O primeiro longa-metragem de Derek Jarman, "Sebastiane" (inteiramente em latim) é o pontapé inicial para uma promissora lista de um vanguardista que visava quebrar tabus, sendo o seu tema preferido a homossexualidade - o primeiro filme britânico a tratar de forma positiva o relacionamento gay. Além do caráter homossexual, Derek inseriu o contexto punk inglês com "Jubille" (1977), no qual participavam do elenco figuras do movimento punk como Wayne County of Wayne County & the Electric Chairs, Jordan, Toyah Willcox e Adam and the Ants.
"A tempestade", uma adaptação de Shakespeare nada convencional de 1979, foi aplaudido por estudiosos do autor e rejeitado por críticos mais tradicionalistas. Contudo, Derek continuou realizando trabalhos menores em super-8 enquanto levantava fundos para sua maior produção, "Caravaggio", em 1986 - sua primeira parceria com o estúdio de televisão Channel 4, que viria a marcar o início de grandes financiamentos e distribuição. Entretanto, o tempo e dinheiro investidos em "Caravaggio" fizeram Jarman repensar seu trabalho e abandonar a narrativa tradicional.

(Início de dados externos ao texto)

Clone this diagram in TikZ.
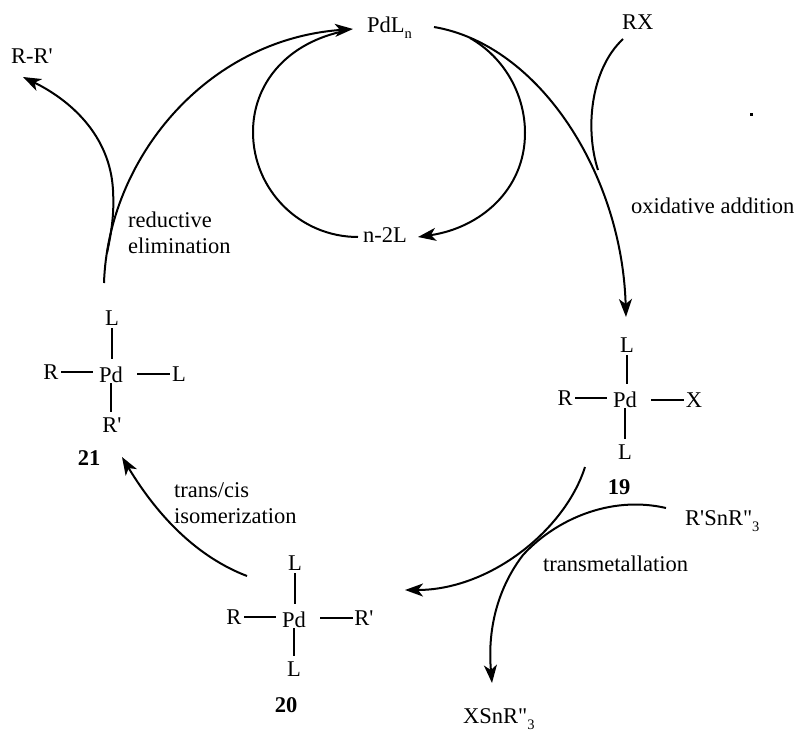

Durante a década de 80, Jarman ainda era uma das poucas figuras públicas abertamente gay na Grã-Bretanha e por isso foi um líder veterano contra a homofobia. Ele lutou em favor de uma legislação para aumentar a conscientização dos perigos da Aids e realizou diversos videoclipes para bandas pop como The Smiths, Marianne Faithfull e Pet Shop Boys, o que se estendeu até a década de 90. Já em 1989, Derik se descobre portador do vírus HIV, o que lhe promove uma nova reforma em sua estética artística. Ainda assim, após sua consagração, filmou "The last of England" (1988), "War Requiem" (1989) - o último trabalho de Laurence Oliver -, "The Garden" (1990), "Edward II" (1991), "Wittgenstein" (1993) e o visado "Blue" (1993), produzido quando sua saúde já estava em estado crítico e que só foi lançado após sua morte devido a Aids.
Dentre os filmes que estarão no circuito do Festival do Rio 2008 estão os já citados "Caravaggio", "Sebastiane", "Blue", "A tempestade" e "War Requiem", além de "Angelic Conversation", "Glitterbug", "Ostia", "Wittgenstein" e "Derek". Esse último, de Isaac Julien, se baseia numa carta escrita pela atriz Tilda Swinton em tributo a Derek Jarman. Intitulada "Letter to an Angel", a carta revê toda a trajetória de Jarman, desde os filmes em super-8 e sua projeção na inserção da estética punk até sua morte por Aids na década de 90. O filme retrata a importância deste nome e no que ele se propôs a fazer, refletindo o momento histórico inglês e potencializando o cinema independente e expressivo.